## REQUIRED TASK:
Take the lines from the head of the listing through the one bearing "2.073, 2.032, 2.070];" and copy them exactly, leaving every picture out.

## GIVEN INFORMATION:
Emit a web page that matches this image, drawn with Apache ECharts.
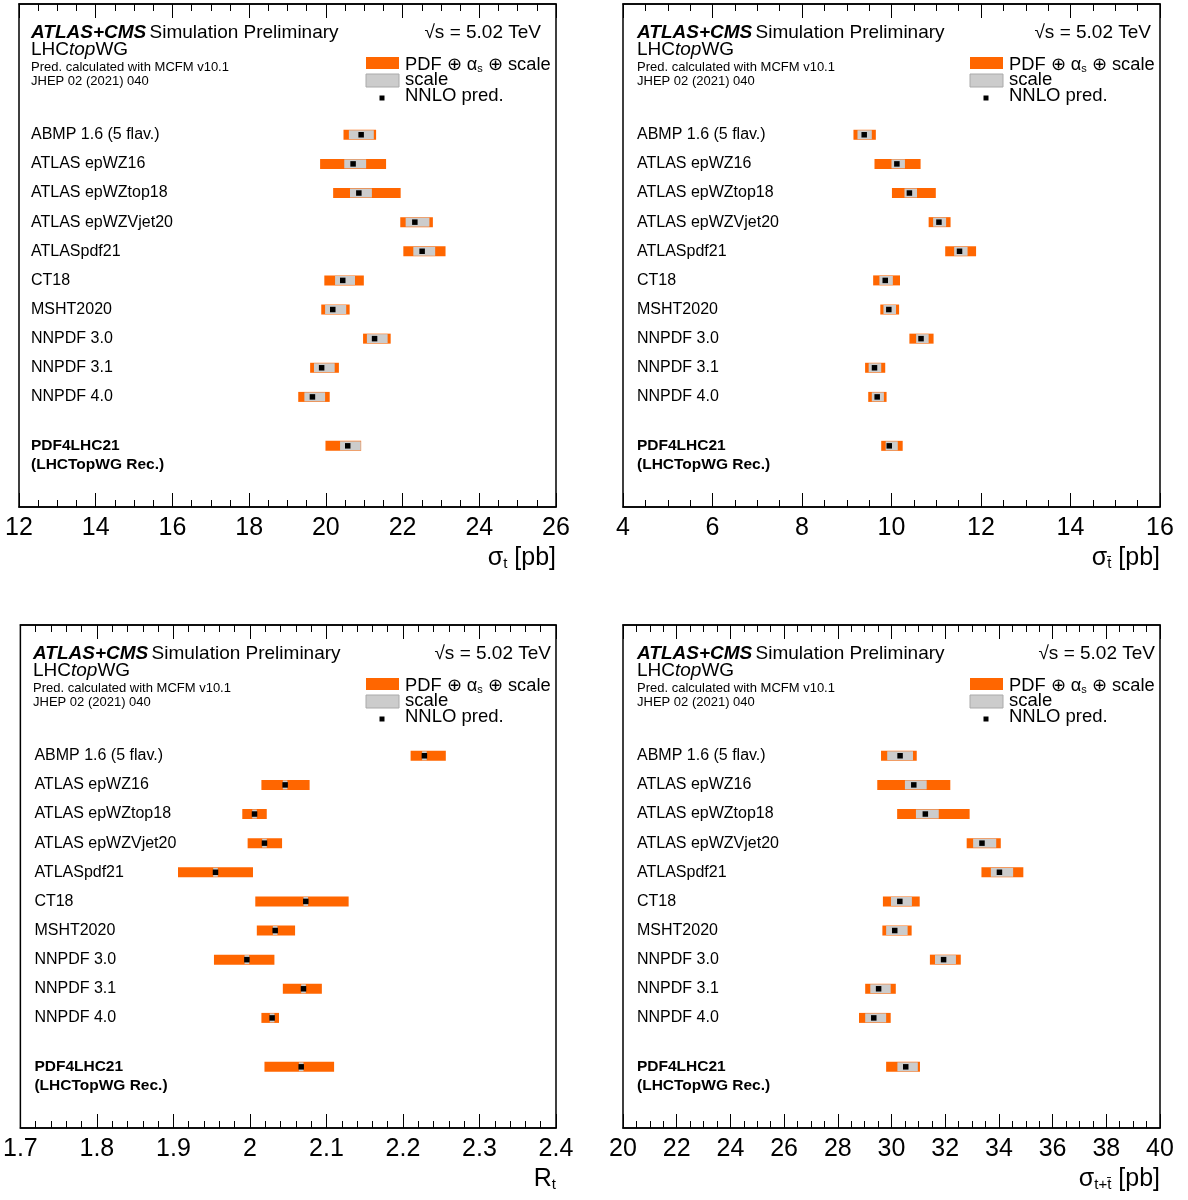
<!DOCTYPE html>
<html>
<head>
<meta charset="utf-8">
<script src="https://cdn.jsdelivr.net/npm/echarts@6/dist/echarts.min.js"></script>
<style>
html, body { margin: 0; padding: 0; background: #fff; }
#chart { width: 1188px; height: 1200px; }
</style>
</head>
<body>
<div id="chart"></div>
<script>
// PDF sets, top to bottom; the last entry is the combined recommendation
const pdfSets = ['ABMP 1.6 (5 flav.)', 'ATLAS epWZ16', 'ATLAS epWZtop18', 'ATLAS epWZVjet20',
  'ATLASpdf21', 'CT18', 'MSHT2020', 'NNPDF 3.0', 'NNPDF 3.1', 'NNPDF 4.0'];
const combinedSet = ['PDF4LHC21', '(LHCTopWG Rec.)'];

// sigma(t) [pb]
const sigT_central = [20.92, 20.71, 20.86, 22.32, 22.51, 20.44, 20.18, 21.27, 19.89, 19.65, 20.57];
const sigT_totLo   = [20.46, 19.85, 20.19, 21.94, 22.02, 19.96, 19.88, 20.97, 19.59, 19.28, 19.99];
const sigT_totHi   = [21.31, 21.57, 21.95, 22.79, 23.12, 20.99, 20.62, 21.69, 20.34, 20.10, 20.92];
const sigT_scLo    = [20.60, 20.48, 20.63, 22.08, 22.28, 20.24, 19.98, 21.07, 19.69, 19.44, 20.37];
const sigT_scHi    = [21.25, 21.05, 21.20, 22.70, 22.85, 20.76, 20.53, 21.61, 20.23, 19.98, 20.91];

// sigma(tbar) [pb]
const sigTbar_central = [9.39, 10.12, 10.40, 11.06, 11.52, 9.86, 9.94, 10.66, 9.62, 9.68, 9.95];
const sigTbar_totLo   = [9.15, 9.62, 10.01, 10.83, 11.20, 9.59, 9.75, 10.40, 9.41, 9.48, 9.77];
const sigTbar_totHi   = [9.65, 10.65, 10.99, 11.32, 11.89, 10.19, 10.17, 10.94, 9.86, 9.89, 10.25];
const sigTbar_scLo    = [9.24, 10.00, 10.29, 10.93, 11.40, 9.73, 9.82, 10.55, 9.49, 9.56, 9.87];
const sigTbar_scHi    = [9.56, 10.30, 10.57, 11.22, 11.70, 10.03, 10.10, 10.83, 9.77, 9.83, 10.14];

// R(t) = sigma(t) / sigma(tbar)
const ratio_central = [2.228, 2.046, 2.006, 2.019, 1.955, 2.073, 2.033, 1.996, 2.070, 2.029, 2.067];
const ratio_totLo   = [2.210, 2.015, 1.990, 1.997, 1.906, 2.007, 2.009, 1.953, 2.043, 2.015, 2.019];
const ratio_totHi   = [2.256, 2.078, 2.022, 2.042, 2.004, 2.129, 2.059, 2.032, 2.094, 2.038, 2.110];
const ratio_scLo    = [2.225, 2.043, 2.003, 2.016, 1.952, 2.070, 2.030, 1.993, 2.067, 2.026, 2.064];
const ratio_scHi    = [2.231, 2.049, 2.009, 2.022, 1.958, 2.076, 2.036, 1.999, 2.073, 2.032, 2.070];

// sigma(t+tbar) [pb]
const sigSum_central = [30.32, 30.83, 31.26, 33.37, 34.02, 30.31, 30.12, 31.94, 29.52, 29.34, 30.53];
const sigSum_totLo   = [29.61, 29.47, 30.21, 32.80, 33.35, 29.68, 29.66, 31.43, 29.02, 28.79, 29.80];
const sigSum_totHi   = [30.94, 32.19, 32.91, 34.07, 34.91, 31.05, 30.75, 32.58, 30.16, 29.97, 31.06];
const sigSum_scLo    = [29.84, 30.50, 30.91, 33.04, 33.70, 29.98, 29.80, 31.62, 29.21, 29.02, 30.22];
const sigSum_scHi    = [30.80, 31.31, 31.76, 33.90, 34.53, 30.76, 30.60, 32.40, 29.97, 29.80, 30.98];

// axis ranges: [min, max, major step, minor subdivisions]
const sigTAxis    = [12, 26, 2, 4];
const sigTbarAxis = [4, 16, 2, 4];
const ratioAxis   = [1.7, 2.4, 0.1, 5];
const sigSumAxis  = [20, 40, 2, 4];

const FONT = '"Liberation Sans", Arial, Helvetica, sans-serif';
const ORANGE = '#ff6600';
const GRAY = '#cccccc';
const COMBINED_OFFSET = 1.68;   // extra spacing before the combined row, in row units

function rowPositions(n) {
  const pos = [];
  for (let i = 0; i < n; i++) pos.push(i < pdfSets.length ? i : pdfSets.length - 1 + COMBINED_OFFSET);
  return pos;
}

const panels = [
  { left: 19,  top: 4,   axis: sigTAxis,    c: sigT_central,    tl: sigT_totLo,    th: sigT_totHi,    sl: sigT_scLo,    sh: sigT_scHi,
    title: '{m|σ}{s|t}{m| [pb]}', textOff: 12, sqrtRight: 15 },
  { left: 623, top: 4,   axis: sigTbarAxis, c: sigTbar_central, tl: sigTbar_totLo, th: sigTbar_totHi, sl: sigTbar_scLo, sh: sigTbar_scHi,
    title: '{m|σ}{s|t\u0304}{m| [pb]}', textOff: 14, sqrtRight: 9 },
  { left: 19,  top: 625, axis: ratioAxis,   c: ratio_central,   tl: ratio_totLo,   th: ratio_totHi,   sl: ratio_scLo,   sh: ratio_scHi,
    title: '{m|R}{s|t}', textOff: 14, sqrtRight: 5 },
  { left: 623, top: 625, axis: sigSumAxis,  c: sigSum_central,  tl: sigSum_totLo,  th: sigSum_totHi,  sl: sigSum_scLo,  sh: sigSum_scHi,
    title: '{m|σ}{s|t+t\u0304}{m| [pb]}', textOff: 14, sqrtRight: 5 }
];
const W = 537, H = 503;

const grids = [], xAxes = [], yAxes = [], series = [], graphics = [];

panels.forEach((p, k) => {
  grids.push({ left: p.left, top: p.top, width: W, height: H, show: true,
    borderColor: '#000', borderWidth: 1.5, backgroundColor: 'transparent' });

  ['bottom', 'top'].forEach(pos => {
    xAxes.push({
      gridIndex: k, type: 'value', position: pos,
      min: p.axis[0], max: p.axis[1], interval: p.axis[2],
      axisLine: { show: true, onZero: false, lineStyle: { color: '#000', width: 1.5 } },
      axisTick: { show: true, inside: true, length: 14, lineStyle: { color: '#000', width: 1 } },
      minorTick: { show: true, splitNumber: p.axis[3], length: 7, lineStyle: { color: '#000', width: 1 } },
      splitLine: { show: false },
      axisLabel: { show: pos === 'bottom', color: '#000', fontSize: 25, fontFamily: FONT, margin: 9,
        showMinLabel: true, showMaxLabel: true }
    });
  });
  yAxes.push({ gridIndex: k, type: 'value', min: -4.49, max: 12.78, inverse: true, show: false });

  const rows = rowPositions(p.c.length);
  const data = p.c.map((v, i) => [v, p.tl[i], p.th[i], p.sl[i], p.sh[i], rows[i]]);
  const textOff = p.textOff;

  series.push({
    type: 'custom', xAxisIndex: 2 * k, yAxisIndex: k, clip: false,
    encode: { x: [0, 1, 2, 3, 4], y: 5 },
    data: data,
    renderItem: function (params, api) {
      const cs = params.coordSys;
      const yv = api.value(5);
      const y = api.coord([api.value(0), yv])[1];
      const xc = api.coord([api.value(0), yv])[0];
      const xtl = api.coord([api.value(1), yv])[0];
      const xth = api.coord([api.value(2), yv])[0];
      const xsl = api.coord([api.value(3), yv])[0];
      const xsh = api.coord([api.value(4), yv])[0];
      const idx = params.dataIndex;
      const children = [
        { type: 'rect', shape: { x: xtl, y: y - 5, width: xth - xtl, height: 10 }, style: { fill: ORANGE } },
        { type: 'rect', shape: { x: xsl, y: y - 4.5, width: xsh - xsl, height: 9 }, style: { fill: GRAY } },
        { type: 'rect', shape: { x: xc - 2.75, y: y - 2.75, width: 5.5, height: 5.5 }, style: { fill: '#000' } }
      ];
      if (idx < pdfSets.length) {
        children.push({ type: 'text', x: cs.x + textOff, y: y,
          style: { text: pdfSets[idx], fill: '#000', font: '16px ' + FONT, verticalAlign: 'middle', align: 'left' } });
      } else {
        children.push({ type: 'text', x: cs.x + textOff, y: y,
          style: { text: combinedSet[0], fill: '#000', font: 'bold 15.5px ' + FONT, verticalAlign: 'middle', align: 'left' } });
        children.push({ type: 'text', x: cs.x + textOff, y: y + 19,
          style: { text: combinedSet[1], fill: '#000', font: 'bold 15.5px ' + FONT, verticalAlign: 'middle', align: 'left' } });
      }
      return { type: 'group', children: children };
    }
  });

  // header, legend and axis title
  const gx = p.left, gy = p.top;
  graphics.push(
    { type: 'text', x: gx + textOff, y: gy + 29, style: {
      text: '{b|ATLAS+CMS} {n|Simulation Preliminary}', verticalAlign: 'middle',
      rich: { b: { font: 'italic bold 19px ' + FONT, fill: '#000' }, n: { font: '19px ' + FONT, fill: '#000' } } } },
    { type: 'text', x: gx + textOff, y: gy + 46, style: {
      text: '{n|LHC}{i|top}{n|WG}', verticalAlign: 'middle',
      rich: { i: { font: 'italic 19px ' + FONT, fill: '#000' }, n: { font: '19px ' + FONT, fill: '#000' } } } },
    { type: 'text', x: gx + textOff, y: gy + 63, style: { text: 'Pred. calculated with MCFM v10.1',
      font: '13px ' + FONT, fill: '#000', verticalAlign: 'middle' } },
    { type: 'text', x: gx + textOff, y: gy + 77, style: { text: 'JHEP 02 (2021) 040',
      font: '13px ' + FONT, fill: '#000', verticalAlign: 'middle' } },
    { type: 'text', x: gx + W - p.sqrtRight, y: gy + 29, style: { text: '√s = 5.02 TeV',
      font: '19px ' + FONT, fill: '#000', verticalAlign: 'middle', align: 'right' } },
    { type: 'rect', shape: { x: gx + 347, y: gy + 53, width: 33, height: 12 }, style: { fill: ORANGE } },
    { type: 'text', x: gx + 386, y: gy + 59, style: {
      text: '{m|PDF ⊕ α}{s|s}{m| ⊕ scale}', verticalAlign: 'middle',
      rich: { m: { font: '18.3px ' + FONT, fill: '#000', lineHeight: 22, verticalAlign: 'bottom' },
              s: { font: '11px ' + FONT, fill: '#000', lineHeight: 11, verticalAlign: 'bottom' } } } },
    { type: 'rect', shape: { x: gx + 347, y: gy + 70, width: 33, height: 13 }, style: { fill: GRAY, stroke: '#aaaaaa', lineWidth: 1 } },
    { type: 'text', x: gx + 386, y: gy + 76, style: { text: 'scale', font: '18.5px ' + FONT, fill: '#000', verticalAlign: 'middle' } },
    { type: 'rect', shape: { x: gx + 360.5, y: gy + 91.5, width: 5, height: 5 }, style: { fill: '#000' } },
    { type: 'text', x: gx + 386, y: gy + 92, style: { text: 'NNLO pred.', font: '18.5px ' + FONT, fill: '#000', verticalAlign: 'middle' } },
    { type: 'text', x: gx + W, y: gy + H + 49, style: {
      text: p.title, align: 'right', verticalAlign: 'middle',
      rich: { m: { font: '25px ' + FONT, fill: '#000', lineHeight: 30, verticalAlign: 'bottom' },
              s: { font: '15px ' + FONT, fill: '#000', lineHeight: 15, verticalAlign: 'bottom' } } } }
  );
});

const chart = echarts.init(document.getElementById('chart'), null, { renderer: 'canvas' });
chart.setOption({
  animation: false,
  backgroundColor: '#fff',
  grid: grids,
  xAxis: xAxes,
  yAxis: yAxes,
  series: series,
  graphic: graphics
});
</script>
</body>
</html>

## OUTPUT FOR THIS TASK:
Emit a web page that matches this image, drawn with Apache ECharts.
<!DOCTYPE html>
<html>
<head>
<meta charset="utf-8">
<script src="https://cdn.jsdelivr.net/npm/echarts@6/dist/echarts.min.js"></script>
<style>
html, body { margin: 0; padding: 0; background: #fff; }
#chart { width: 1188px; height: 1200px; }
</style>
</head>
<body>
<div id="chart"></div>
<script>
// PDF sets, top to bottom; the last entry is the combined recommendation
const pdfSets = ['ABMP 1.6 (5 flav.)', 'ATLAS epWZ16', 'ATLAS epWZtop18', 'ATLAS epWZVjet20',
  'ATLASpdf21', 'CT18', 'MSHT2020', 'NNPDF 3.0', 'NNPDF 3.1', 'NNPDF 4.0'];
const combinedSet = ['PDF4LHC21', '(LHCTopWG Rec.)'];

// sigma(t) [pb]
const sigT_central = [20.92, 20.71, 20.86, 22.32, 22.51, 20.44, 20.18, 21.27, 19.89, 19.65, 20.57];
const sigT_totLo   = [20.46, 19.85, 20.19, 21.94, 22.02, 19.96, 19.88, 20.97, 19.59, 19.28, 19.99];
const sigT_totHi   = [21.31, 21.57, 21.95, 22.79, 23.12, 20.99, 20.62, 21.69, 20.34, 20.10, 20.92];
const sigT_scLo    = [20.60, 20.48, 20.63, 22.08, 22.28, 20.24, 19.98, 21.07, 19.69, 19.44, 20.37];
const sigT_scHi    = [21.25, 21.05, 21.20, 22.70, 22.85, 20.76, 20.53, 21.61, 20.23, 19.98, 20.91];

// sigma(tbar) [pb]
const sigTbar_central = [9.39, 10.12, 10.40, 11.06, 11.52, 9.86, 9.94, 10.66, 9.62, 9.68, 9.95];
const sigTbar_totLo   = [9.15, 9.62, 10.01, 10.83, 11.20, 9.59, 9.75, 10.40, 9.41, 9.48, 9.77];
const sigTbar_totHi   = [9.65, 10.65, 10.99, 11.32, 11.89, 10.19, 10.17, 10.94, 9.86, 9.89, 10.25];
const sigTbar_scLo    = [9.24, 10.00, 10.29, 10.93, 11.40, 9.73, 9.82, 10.55, 9.49, 9.56, 9.87];
const sigTbar_scHi    = [9.56, 10.30, 10.57, 11.22, 11.70, 10.03, 10.10, 10.83, 9.77, 9.83, 10.14];

// R(t) = sigma(t) / sigma(tbar)
const ratio_central = [2.228, 2.046, 2.006, 2.019, 1.955, 2.073, 2.033, 1.996, 2.070, 2.029, 2.067];
const ratio_totLo   = [2.210, 2.015, 1.990, 1.997, 1.906, 2.007, 2.009, 1.953, 2.043, 2.015, 2.019];
const ratio_totHi   = [2.256, 2.078, 2.022, 2.042, 2.004, 2.129, 2.059, 2.032, 2.094, 2.038, 2.110];
const ratio_scLo    = [2.225, 2.043, 2.003, 2.016, 1.952, 2.070, 2.030, 1.993, 2.067, 2.026, 2.064];
const ratio_scHi    = [2.231, 2.049, 2.009, 2.022, 1.958, 2.076, 2.036, 1.999, 2.073, 2.032, 2.070];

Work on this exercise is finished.